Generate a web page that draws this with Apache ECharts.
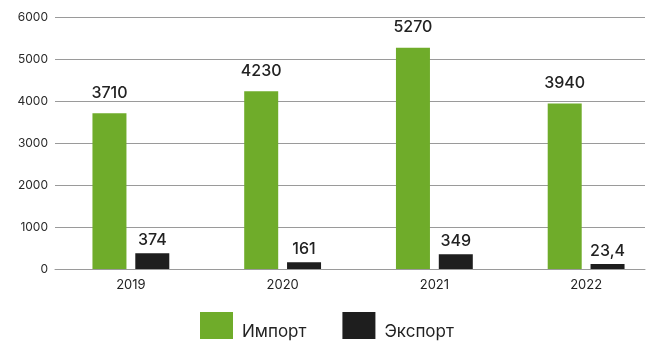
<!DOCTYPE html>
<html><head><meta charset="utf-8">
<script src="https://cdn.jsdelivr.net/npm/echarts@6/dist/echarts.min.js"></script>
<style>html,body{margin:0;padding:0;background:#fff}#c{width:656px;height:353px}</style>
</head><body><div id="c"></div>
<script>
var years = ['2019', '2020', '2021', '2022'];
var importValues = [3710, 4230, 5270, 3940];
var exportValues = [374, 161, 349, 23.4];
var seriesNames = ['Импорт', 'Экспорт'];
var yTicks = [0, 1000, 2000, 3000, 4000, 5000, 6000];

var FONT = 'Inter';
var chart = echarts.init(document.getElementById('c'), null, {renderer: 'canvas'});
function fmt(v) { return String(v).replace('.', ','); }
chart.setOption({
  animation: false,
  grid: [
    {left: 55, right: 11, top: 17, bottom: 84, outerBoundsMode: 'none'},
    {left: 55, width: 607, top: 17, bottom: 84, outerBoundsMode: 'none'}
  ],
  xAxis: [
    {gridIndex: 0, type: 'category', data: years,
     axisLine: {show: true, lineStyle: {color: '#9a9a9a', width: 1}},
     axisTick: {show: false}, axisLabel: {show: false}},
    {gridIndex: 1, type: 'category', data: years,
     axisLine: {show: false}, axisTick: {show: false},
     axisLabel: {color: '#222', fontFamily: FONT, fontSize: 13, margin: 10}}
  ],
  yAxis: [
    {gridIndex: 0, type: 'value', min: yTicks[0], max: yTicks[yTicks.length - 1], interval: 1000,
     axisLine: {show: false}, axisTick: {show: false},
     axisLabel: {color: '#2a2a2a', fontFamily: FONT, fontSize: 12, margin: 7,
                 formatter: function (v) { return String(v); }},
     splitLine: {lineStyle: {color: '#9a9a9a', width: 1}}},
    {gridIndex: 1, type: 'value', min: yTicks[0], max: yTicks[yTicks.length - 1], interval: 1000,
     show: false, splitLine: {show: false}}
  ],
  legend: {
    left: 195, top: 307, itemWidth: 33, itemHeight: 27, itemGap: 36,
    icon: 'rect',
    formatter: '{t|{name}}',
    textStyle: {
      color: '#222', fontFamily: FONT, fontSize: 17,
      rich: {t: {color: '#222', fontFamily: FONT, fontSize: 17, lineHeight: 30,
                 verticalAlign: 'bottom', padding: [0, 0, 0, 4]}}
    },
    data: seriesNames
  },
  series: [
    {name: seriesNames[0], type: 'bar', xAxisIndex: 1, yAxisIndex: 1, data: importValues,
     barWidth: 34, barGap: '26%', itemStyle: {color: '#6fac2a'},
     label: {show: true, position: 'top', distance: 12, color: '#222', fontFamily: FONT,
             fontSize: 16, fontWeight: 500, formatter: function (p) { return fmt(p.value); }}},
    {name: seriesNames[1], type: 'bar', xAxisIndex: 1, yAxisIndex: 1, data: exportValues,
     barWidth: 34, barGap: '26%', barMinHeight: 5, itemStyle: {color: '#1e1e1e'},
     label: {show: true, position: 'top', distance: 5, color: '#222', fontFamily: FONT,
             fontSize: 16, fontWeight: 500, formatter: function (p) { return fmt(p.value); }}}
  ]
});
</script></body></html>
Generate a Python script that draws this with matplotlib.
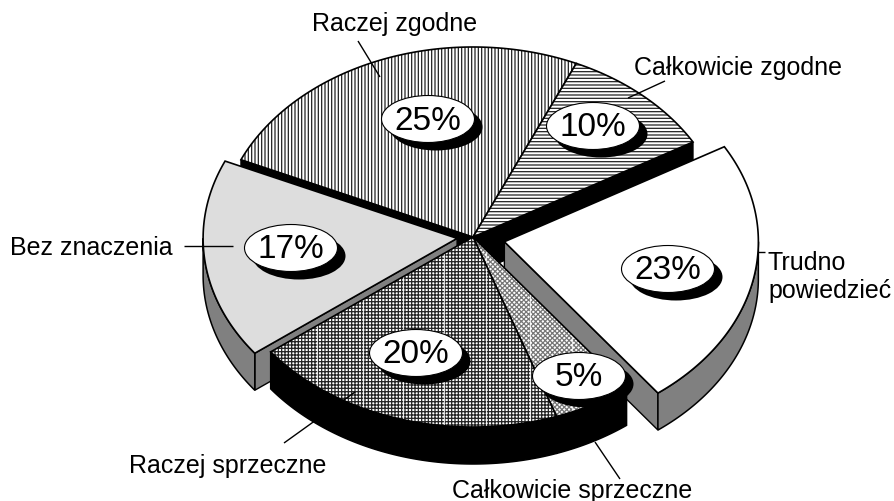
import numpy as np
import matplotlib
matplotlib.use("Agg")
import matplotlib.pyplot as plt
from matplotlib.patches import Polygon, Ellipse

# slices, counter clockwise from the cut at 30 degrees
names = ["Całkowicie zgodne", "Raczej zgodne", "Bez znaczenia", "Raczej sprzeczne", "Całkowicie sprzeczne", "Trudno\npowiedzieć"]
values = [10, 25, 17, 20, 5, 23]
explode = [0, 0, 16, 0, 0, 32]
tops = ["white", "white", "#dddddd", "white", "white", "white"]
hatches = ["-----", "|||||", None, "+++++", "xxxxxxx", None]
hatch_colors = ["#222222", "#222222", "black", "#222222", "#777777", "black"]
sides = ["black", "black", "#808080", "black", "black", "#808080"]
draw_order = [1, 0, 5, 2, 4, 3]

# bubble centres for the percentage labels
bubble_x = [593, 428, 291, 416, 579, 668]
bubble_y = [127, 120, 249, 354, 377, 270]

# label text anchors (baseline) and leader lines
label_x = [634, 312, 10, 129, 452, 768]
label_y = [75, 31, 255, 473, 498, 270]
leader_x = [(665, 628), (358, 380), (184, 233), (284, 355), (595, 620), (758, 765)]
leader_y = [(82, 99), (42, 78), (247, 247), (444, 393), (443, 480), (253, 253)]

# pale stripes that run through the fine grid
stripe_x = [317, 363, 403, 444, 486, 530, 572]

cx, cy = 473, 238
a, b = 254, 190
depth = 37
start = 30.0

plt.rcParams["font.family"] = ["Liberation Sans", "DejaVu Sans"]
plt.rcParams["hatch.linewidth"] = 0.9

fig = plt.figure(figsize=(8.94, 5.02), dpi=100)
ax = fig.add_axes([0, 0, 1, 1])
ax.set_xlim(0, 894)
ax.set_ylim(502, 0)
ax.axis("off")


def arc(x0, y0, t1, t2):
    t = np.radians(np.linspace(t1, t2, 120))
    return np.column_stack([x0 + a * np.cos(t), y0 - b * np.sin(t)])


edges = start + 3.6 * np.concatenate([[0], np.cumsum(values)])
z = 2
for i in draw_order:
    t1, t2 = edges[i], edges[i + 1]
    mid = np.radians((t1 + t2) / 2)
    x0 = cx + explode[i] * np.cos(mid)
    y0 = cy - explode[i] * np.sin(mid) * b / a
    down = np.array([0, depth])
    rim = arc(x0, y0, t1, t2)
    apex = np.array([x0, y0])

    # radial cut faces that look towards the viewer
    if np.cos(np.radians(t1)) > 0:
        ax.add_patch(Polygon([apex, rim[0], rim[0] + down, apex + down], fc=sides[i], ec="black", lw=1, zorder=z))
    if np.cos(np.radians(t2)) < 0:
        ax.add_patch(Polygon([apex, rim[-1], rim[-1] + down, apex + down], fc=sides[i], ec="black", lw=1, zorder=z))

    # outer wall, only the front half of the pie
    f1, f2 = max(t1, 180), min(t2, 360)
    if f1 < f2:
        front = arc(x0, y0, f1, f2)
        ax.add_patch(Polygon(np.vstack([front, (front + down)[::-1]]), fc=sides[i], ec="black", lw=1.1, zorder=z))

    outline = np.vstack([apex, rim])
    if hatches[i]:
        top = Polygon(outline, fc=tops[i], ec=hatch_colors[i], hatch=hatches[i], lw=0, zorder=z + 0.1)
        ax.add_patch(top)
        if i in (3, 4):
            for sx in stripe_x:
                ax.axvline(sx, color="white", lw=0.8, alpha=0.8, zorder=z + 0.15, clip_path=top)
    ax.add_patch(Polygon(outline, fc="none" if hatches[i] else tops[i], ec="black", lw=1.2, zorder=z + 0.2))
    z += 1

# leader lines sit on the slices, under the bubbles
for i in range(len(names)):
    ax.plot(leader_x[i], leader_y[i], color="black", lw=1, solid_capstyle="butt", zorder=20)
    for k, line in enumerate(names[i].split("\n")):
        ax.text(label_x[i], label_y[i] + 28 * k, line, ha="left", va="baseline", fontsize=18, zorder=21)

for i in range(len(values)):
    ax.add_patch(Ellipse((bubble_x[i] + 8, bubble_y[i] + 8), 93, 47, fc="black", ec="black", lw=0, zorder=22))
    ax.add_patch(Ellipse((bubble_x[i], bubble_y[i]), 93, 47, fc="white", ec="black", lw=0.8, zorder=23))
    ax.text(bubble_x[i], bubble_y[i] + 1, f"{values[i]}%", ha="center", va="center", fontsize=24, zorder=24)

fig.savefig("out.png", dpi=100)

+ + + + + + +

### Goal
What lines above run from the one with "Generate a Python" to the one with "from matplotlib.patches import"? Give them again exactly, ends included, and leave the pictures out.

### Full answer
Generate a Python script that draws this with matplotlib.
import numpy as np
import matplotlib
matplotlib.use("Agg")
import matplotlib.pyplot as plt
from matplotlib.patches import Polygon, Ellipse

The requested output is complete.